RF is great until your remote breaks. The Harmony 900 is what I use and is a great remote, worth a lot more than $150, but it is discontinued, so when it stops working for whatever reason you probably don't want to be in a situation where you need a new RF remote and they are only available for $300+. If you use a IR repeater, not only will any universal remote work, but all the original remotes for your devices will work if you have an issue with the universal remote. It's come in handy for me when my batteries are dead. The monoprice IR repeater is super cheap, and since you're controlling less than four devices, the Harmony 650 is a great remote with the same button layout as the 900 for less than $70, so if you're wanting to save money, that's the way to go.

The other thing that I didn't see mentioned in this thread is conduit. You don't need to buy all this speaker wire right now for possible speaker placement, just have conduit put in with a pull wire of some kind (I use string, a lot of people use telephone cord or network cable) and you can add speaker wire or IR repeater cable later if it ever comes up.


----------



## Erin H (Aug 26, 2009)

Yea. I planned to add some PVC in for that reason. 
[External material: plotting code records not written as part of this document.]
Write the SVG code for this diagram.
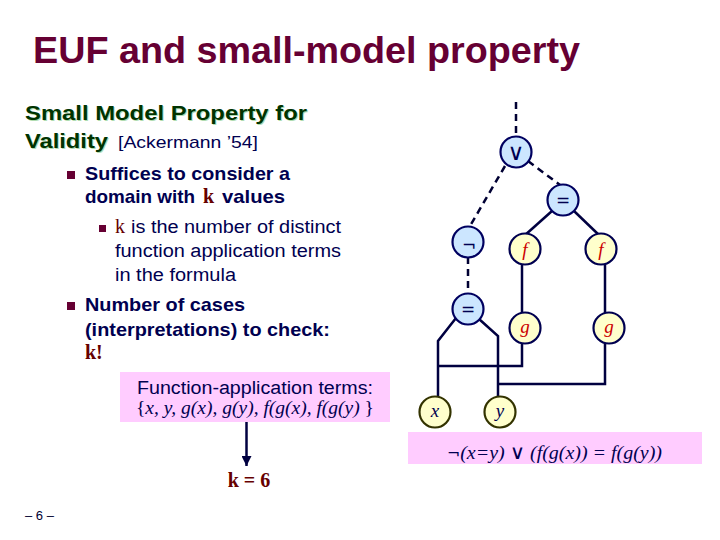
<svg xmlns="http://www.w3.org/2000/svg" width="720" height="540" viewBox="0 0 720 540">
<defs>
<style>
.title{font-family:"Liberation Sans",Arial,sans-serif;font-weight:bold;font-size:36px;fill:#660033}
.head{font-family:"Liberation Sans",Arial,sans-serif;font-weight:bold;font-size:20px;fill:#003300}
.shadow{fill:#b0dcb0}
.headn{font-family:"Liberation Sans",Arial,sans-serif;font-size:17px;fill:#000050}
.b1{font-family:"Liberation Sans",Arial,sans-serif;font-weight:bold;font-size:19px;fill:#000050}
.b2{font-family:"Liberation Sans",Arial,sans-serif;font-size:18px;fill:#000050}
.kk{font-family:"Liberation Serif","Times New Roman",serif;font-weight:bold;font-size:20px;fill:#660000}
.mi{font-family:"Liberation Serif","Times New Roman",serif;font-style:italic;font-size:19px;fill:#000050}
.up{font-family:"DejaVu Sans",sans-serif;font-style:normal;font-weight:normal;font-size:15px}
.vee{font-family:"DejaVu Sans",sans-serif;font-style:normal;font-weight:normal;font-size:20px}
.sym{font-family:"DejaVu Sans",sans-serif;font-size:17px;fill:#000050;text-anchor:middle}
.fn{font-family:"Liberation Serif","Times New Roman",serif;font-style:italic;font-size:19px;fill:#cc0000;text-anchor:middle}
.var{font-family:"Liberation Serif","Times New Roman",serif;font-style:italic;font-size:19px;fill:#000050;text-anchor:middle}
.op{fill:#cce6ff;stroke:#000060;stroke-width:2.2}
.fg{fill:#ffffcc;stroke:#000050;stroke-width:2.2}
.lf{fill:#ffffcc;stroke:#333300;stroke-width:2.2}
.bul{fill:#660033}
.dash{fill:none;stroke:#000033;stroke-width:2.5;stroke-dasharray:7,5}
.sol{fill:none;stroke:#000040;stroke-width:2.5}
.pink{fill:#ffccff}
</style>
<marker id="ah" viewBox="0 0 10 10" refX="10" refY="5" markerWidth="4" markerHeight="4" orient="auto" markerUnits="strokeWidth">
<path d="M0,0 L10,5 L0,10 z" fill="#000040"/>
</marker>
</defs>
<rect width="720" height="540" fill="#ffffff"/>

<text class="title" x="33" y="63" textLength="547" lengthAdjust="spacingAndGlyphs">EUF and small-model property</text>

<g id="heading">
<text class="head shadow" x="26" y="121" textLength="282" lengthAdjust="spacingAndGlyphs">Small Model Property for</text>
<text class="head" x="25" y="120" textLength="282" lengthAdjust="spacingAndGlyphs">Small Model Property for</text>
<text class="head shadow" x="26" y="149" textLength="83" lengthAdjust="spacingAndGlyphs">Validity</text>
<text class="head" x="25" y="148" textLength="83" lengthAdjust="spacingAndGlyphs">Validity</text>
<text class="headn" x="118" y="148" textLength="140" lengthAdjust="spacingAndGlyphs">[Ackermann ’54]</text>
</g>

<g id="bullets">
<rect class="bul" x="67" y="171" width="8" height="8"/>
<text class="b1" x="85" y="180" textLength="205" lengthAdjust="spacingAndGlyphs">Suffices to consider a</text>
<text class="b1" x="85" y="203" textLength="110" lengthAdjust="spacingAndGlyphs">domain with</text>
<text class="kk" x="203" y="203">k</text>
<text class="b1" x="222" y="203" textLength="63" lengthAdjust="spacingAndGlyphs">values</text>

<rect class="bul" x="99" y="225" width="7" height="7"/>
<text class="kk" x="115" y="233" style="font-weight:normal">k</text>
<text class="b2" x="131" y="233" textLength="210" lengthAdjust="spacingAndGlyphs">is the number of distinct</text>
<text class="b2" x="115" y="257" textLength="226" lengthAdjust="spacingAndGlyphs">function application terms</text>
<text class="b2" x="115" y="281" textLength="121" lengthAdjust="spacingAndGlyphs">in the formula</text>

<rect class="bul" x="67" y="302" width="8" height="8"/>
<text class="b1" x="85" y="311" textLength="160" lengthAdjust="spacingAndGlyphs">Number of cases</text>
<text class="b1" x="85" y="336" textLength="245" lengthAdjust="spacingAndGlyphs">(interpretations) to check:</text>
<text class="kk" x="85" y="359">k!</text>
</g>

<g id="terms-box">
<rect class="pink" x="120" y="372" width="270" height="50"/>
<text class="b2" x="137" y="394" textLength="236" lengthAdjust="spacingAndGlyphs">Function-application terms:</text>
<text class="mi" x="136" y="414" textLength="238" lengthAdjust="spacingAndGlyphs"><tspan style="font-style:normal">{</tspan>x, y, g(x), g(y), f(g(x), f(g(y) <tspan style="font-style:normal">}</tspan></text>
</g>

<g id="k-result">
<text class="kk" x="249" y="487" text-anchor="middle">k = 6</text>
</g>

<g id="formula-box">
<rect class="pink" x="408" y="432" width="294" height="32"/>
<text class="mi" x="447" y="459" textLength="215" lengthAdjust="spacingAndGlyphs"><tspan class="up">¬</tspan>(x=y) <tspan class="vee">∨</tspan>  (f(g(x)) = f(g(y))</text>
</g>

<text x="25" y="520" style="font-family:'Liberation Sans',Arial,sans-serif;font-size:13px;fill:#000033">– 6 –</text>

<g id="connectors">
<line class="dash" x1="516" y1="102" x2="516" y2="136"/>
<line class="dash" x1="528" y1="161" x2="560" y2="185"/>
<line class="dash" x1="505" y1="166" x2="470" y2="226"/>
<line class="dash" x1="468" y1="257" x2="468" y2="294"/>
<line class="sol" x1="552" y1="211" x2="524" y2="236"/>
<line class="sol" x1="574" y1="211" x2="600" y2="236"/>
<line class="sol" x1="522" y1="264" x2="522" y2="313"/>
<line class="sol" x1="605" y1="264" x2="605" y2="313"/>
<polyline class="sol" points="456,318 438,341 438,397"/>
<polyline class="sol" points="479,319 498,336 498,397"/>
<polyline class="sol" points="522,343 522,366 438,366"/>
<polyline class="sol" points="605,343 605,384 498,384"/>
<line class="sol" x1="246.5" y1="422" x2="246.5" y2="466" marker-end="url(#ah)"/>
</g>

<g id="n-or"><circle class="op" cx="516" cy="152" r="15.5"/><text class="sym" x="516" y="160" style="font-size:23px">∨</text></g>
<g id="n-eq-top"><circle class="op" cx="563" cy="200" r="15.5"/><text class="sym" x="563" y="206">=</text></g>
<g id="n-not"><circle class="op" cx="468" cy="242" r="15.5"/><text class="sym" x="469" y="251">¬</text></g>
<g id="n-f1"><circle class="fg" cx="525" cy="249" r="15.5"/><text class="fn" x="525" y="256">f</text></g>
<g id="n-f2"><circle class="fg" cx="601" cy="249" r="15.5"/><text class="fn" x="601" y="256">f</text></g>
<g id="n-eq-low"><circle class="op" cx="468" cy="309" r="15.5"/><text class="sym" x="468" y="315">=</text></g>
<g id="n-g1"><circle class="fg" cx="525" cy="328" r="15.5"/><text class="fn" x="525" y="333">g</text></g>
<g id="n-g2"><circle class="fg" cx="609" cy="328" r="15.5"/><text class="fn" x="609" y="333">g</text></g>
<g id="n-x"><circle class="lf" cx="435" cy="412" r="15.5"/><text class="var" x="435" y="417">x</text></g>
<g id="n-y"><circle class="lf" cx="500" cy="412" r="15.5"/><text class="var" x="500" y="417">y</text></g>
</svg>
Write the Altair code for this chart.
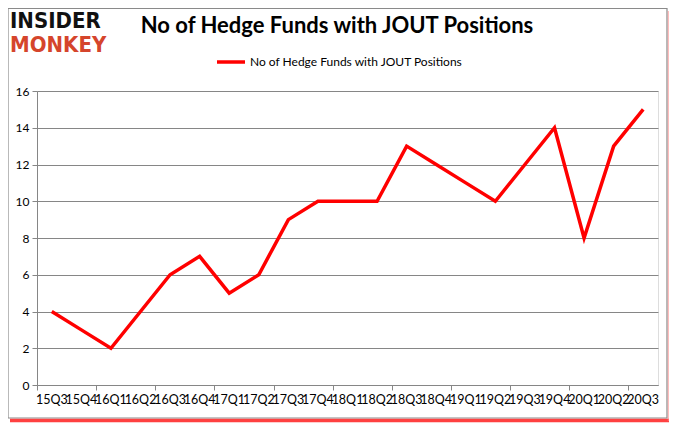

I also plan on ordering a whole lot of cat6 cabling for any Potential upgrade(s). I've just got to figure out where I want to make "home" for the home runs. I was thinking the HT closet. Most likely if I ever do any upgrading, that'll be the location. 

I did the same in my last house (built 4 years ago and sold last year) and only used one cable: my phone line. So part of me is saying to not even bother this time.


----------



## Erin H (Aug 26, 2009)

Here's an update...

(I likely will start a build log at some point but some of you guys will put me to shame so I am hesitant to do so)


I spent half the day wiring up my bonus room. Since wire is pretty cheap, I went ahead and wired up the stuff I'm certain I'll never actually use, much less need. But why not, right?
:wave:

I decided to go with 9.4 wiring (the x.4 because I'm a huge proponent of multiple subs to smooth response). 

I ran 12g 4-conductor wire for the front L/C/R in case I actually go through with a baffle wall build and DIY my own front stage. Or, I can just use the wires ran to bi-amp each speaker. For the 4 subs I went 2 in front, and 2 in the rear area. Subs were all ran with both a coax and 12g speaker wire so I have the flexibility for a powered sub or going with a separate amp (mainly for IB). Speaking of IB, I have tons of attic space on either side of the room. The two rear subs' mounting brackets were placed at ear level so I can play around with height subs. As part of the 9.x setup, I also ran wires for front highs; this is the one I'm most curious about. I ran a redmere HDMI along with (2) cat6 runs to the PJ just in case times change on me. 

The cool thing about having all this is I'll be able to review just about anything a company sends us to review for the site. 


All in all, it's nothing earth shattering compared to the avsforum guys, but _I'm_ excited about it.


----------



## Tonto (Jun 30, 2007)

That is a nice size room, you should have you guy build the riser now, & wire it for electical/speaker wire for bass shakers. Lots of info on risers with a search.l


----------



## kingpin748 (Feb 20, 2013)

Erin H said:


> Here's an update...
> 
> All in all, it's nothing earth shattering compared to the avsforum guys, but _I'm_ excited about it.


Dude, that's an awesome room and don't act like you don't know it. Being able to start from scratch with all the great ideas you've probably picked up from these 2 forums it's gonna be sweet.

Good luck.


----------



## ALMFamily (Oct 19, 2011)

Great start Erin! 

I highly recommend doing a build thread. A long standing joke in my family is that I have two left hands - I have never been considered a very handy person. Doing a build thread really helped my to organize my thoughts as well as gave people following along an idea of what I was doing so they could make suggestions.

I can say with confidence that my room would not be what it is today without all the fine folks who followed along and made suggestions along the way.


----------



## Erin H (Aug 26, 2009)

I'll have to take legitimate pictures then. 


thanks for the feedback.


----------